Class Solution for Prostate High Dose Rate Brachytherapy with Inverse Planning Simulated Annealing
N Sheth*, N Mistry, Y Chen, C Yang, Monmouth Medical Center, Long Branch, NJSU-E-T-428 Sunday 3:00:00 PM - 6:00:00 PM Room: Exhibit Hall
Purpose: To develop and validate a class solution for inverse planning simulated annealing (IPSA) with CT based prostate high dose rate brachytherapy (HDR).
Methods: Between November 2008 and November 2011, our institution treated 40 prostate cancer patients with HDR in 7 Gy fractions followed by external beam radiotherapy. The HDR treatments were planned with Nucletron Oncentra using manual graphical optimization (GO). Plans were optimized to the following clinical goals: = 95% of prostate volume received 7 Gy, < 1 cc of rectum received 5.6 Gy, < 0.1 cc of rectum received 6.3 Gy, and < 0.01 cc of urethra received 8.75 Gy. New plans were manually customized using IPSA (MC-IPSA) for each patient to match prostate coverage by the prescription dose to within ± 1% of the GO plans while meeting the rectal and urethral dose constraints. An IPSA class solution (CS-IPSA) was created from the mean MC-IPSA parameters. New plans were developed for each of these 40 patients using only CS-IPSA with no further optimization. Additionally, plans were created on an independent dataset of 30 different patients using only CS-IPSA with no further optimization.

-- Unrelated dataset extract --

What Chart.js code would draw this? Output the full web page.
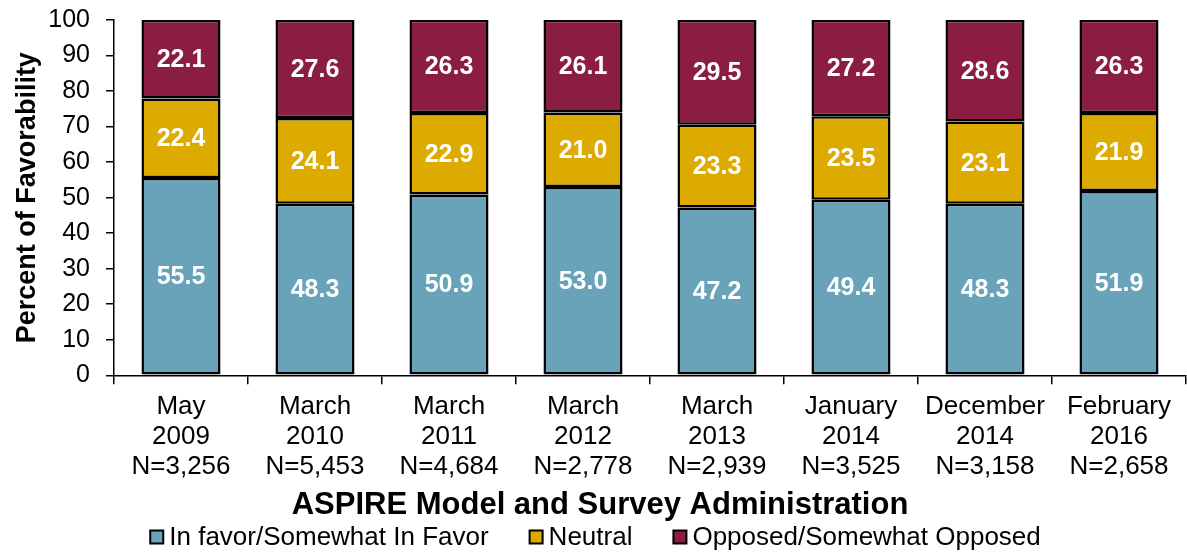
<!DOCTYPE html>
<html>
<head>
<meta charset="utf-8">
<script src="https://cdn.jsdelivr.net/npm/chart.js@4.4.0/dist/chart.umd.min.js"></script>
<style>
  html, body { margin: 0; padding: 0; background: #fff; }
  #wrap { width: 1187px; height: 552px; }
</style>
</head>
<body>
<div id="wrap"><canvas id="chart" width="1187" height="552"></canvas></div>
<script>
// categories: month, year, sample size
const categories = [
  ['May', '2009', 'N=3,256'],
  ['March', '2010', 'N=5,453'],
  ['March', '2011', 'N=4,684'],
  ['March', '2012', 'N=2,778'],
  ['March', '2013', 'N=2,939'],
  ['January', '2014', 'N=3,525'],
  ['December', '2014', 'N=3,158'],
  ['February', '2016', 'N=2,658']
];
const inFavor = [55.5, 48.3, 50.9, 53.0, 47.2, 49.4, 48.3, 51.9];
const neutral = [22.4, 24.1, 22.9, 21.0, 23.3, 23.5, 23.1, 21.9];
const opposed = [22.1, 27.6, 26.3, 26.1, 29.5, 27.2, 28.6, 26.3];
const yTicks = [0, 10, 20, 30, 40, 50, 60, 70, 80, 90, 100];

const FONT = "'Liberation Sans', Arial, sans-serif";

// draw the values inside each segment
const segLabels = {
  id: 'segLabels',
  afterDatasetsDraw(chart) {
    const ctx = chart.ctx;
    ctx.save();
    ctx.fillStyle = '#fff';
    ctx.font = 'bold 25px ' + FONT;
    ctx.textAlign = 'center';
    ctx.textBaseline = 'middle';
    chart.data.datasets.forEach((ds, di) => {
      chart.getDatasetMeta(di).data.forEach((bar, i) => {
        const y = (bar.y + bar.base) / 2;
        ctx.fillText(ds.data[i].toFixed(1), bar.x, y + 1);
      });
    });
    ctx.restore();
  }
};

// legend like the excel one: small boxes, tight text gap
const bottomLegend = {
  id: 'bottomLegend',
  afterDraw(chart) {
    const ctx = chart.ctx;
    const box = 13, gap = 6, itemGap = 41, cy = 537;
    ctx.save();
    ctx.font = '26px ' + FONT;
    ctx.textBaseline = 'middle';
    const items = chart.data.datasets.map(ds => ({ text: ds.label, color: ds.backgroundColor, w: ctx.measureText(ds.label).width }));
    let total = items.reduce((s, it) => s + box + gap + it.w, 0) + itemGap * (items.length - 1);
    let x = (chart.width - total) / 2 + 2;
    items.forEach(it => {
      ctx.fillStyle = it.color;
      ctx.strokeStyle = '#000';
      ctx.lineWidth = 2;
      ctx.fillRect(x, cy - box / 2, box, box);
      ctx.strokeRect(x, cy - box / 2, box, box);
      ctx.fillStyle = '#000';
      ctx.fillText(it.text, x + box + gap, cy + 1);
      x += box + gap + it.w + itemGap;
    });
    ctx.restore();
  }
};

const mk = (label, data, color) => ({
  label, data,
  backgroundColor: color,
  borderColor: '#000',
  borderWidth: 2.5,
  borderSkipped: false,
  barPercentage: 0.59,
  categoryPercentage: 1.0
});

new Chart(document.getElementById('chart'), {
  type: 'bar',
  data: {
    labels: categories,
    datasets: [
      mk('In favor/Somewhat In Favor', inFavor, '#68A3B9'),
      mk('Neutral', neutral, '#DDAA00'),
      mk('Opposed/Somewhat Opposed', opposed, '#8B1D41')
    ]
  },
  options: {
    responsive: false,
    animation: false,
    layout: { padding: { top: 0, right: 1, left: 14, bottom: 31 } },
    scales: {
      x: {
        stacked: true,
        border: { color: '#000', width: 1.5 },
        grid: { display: true, drawOnChartArea: false, drawTicks: true, tickLength: 9, color: '#000', lineWidth: 1.5, offset: true },
        ticks: { color: '#000', font: { family: FONT, size: 26, lineHeight: 1.15 }, padding: 8, maxRotation: 0, autoSkip: false }
      },
      y: {
        stacked: true,
        min: 0, max: 100,
        afterBuildTicks: (axis) => { axis.ticks = yTicks.map(v => ({ value: v })); },
        afterFit: (axis) => { axis.width = 100; axis.paddingTop = 20; },
        border: { color: '#000', width: 1.5 },
        grid: { display: true, drawOnChartArea: false, drawTicks: true, tickLength: 8, color: '#000', lineWidth: 1.5 },
        ticks: { color: '#000', font: { family: FONT, size: 25 }, padding: 16, autoSkip: false },
        title: { display: true, text: 'Percent of Favorability', color: '#000',
                 font: { family: FONT, size: 27, weight: 'bold', lineHeight: 1.0 }, padding: { top: 0, bottom: 7 } }
      }
    },
    plugins: {
      tooltip: { enabled: false },
      legend: { display: false },
      title: {
        display: true, position: 'bottom',
        text: 'ASPIRE Model and Survey Administration', color: '#000',
        font: { family: FONT, size: 31, weight: 'bold', lineHeight: 1.0 }, padding: { top: 0, bottom: 0 }
      }
    }
  },
  plugins: [segLabels, bottomLegend]
});
</script>
</body>
</html>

Results: Plans were optimized in about 30 minutes using GO, MC-IPSA took an average of 14.1 ± 6.5 minutes, and CS-IPSA optimization was < 1 minute. There was no significant difference (p > 0.05) among the optimization methods for all clinical goals over the 40 CS-IPSA source patients. There was no significant difference (p > 0.05) between the source and the independent datasets for all clinical goals when using CS-IPSA with no further optimization.
Conclusion: A prostate HDR IPSA class solution was developed and validated on a source and an independent dataset. The IPSA class solution yields plans comparable to custom manual IPSA and graphical optimization while saving considerable time.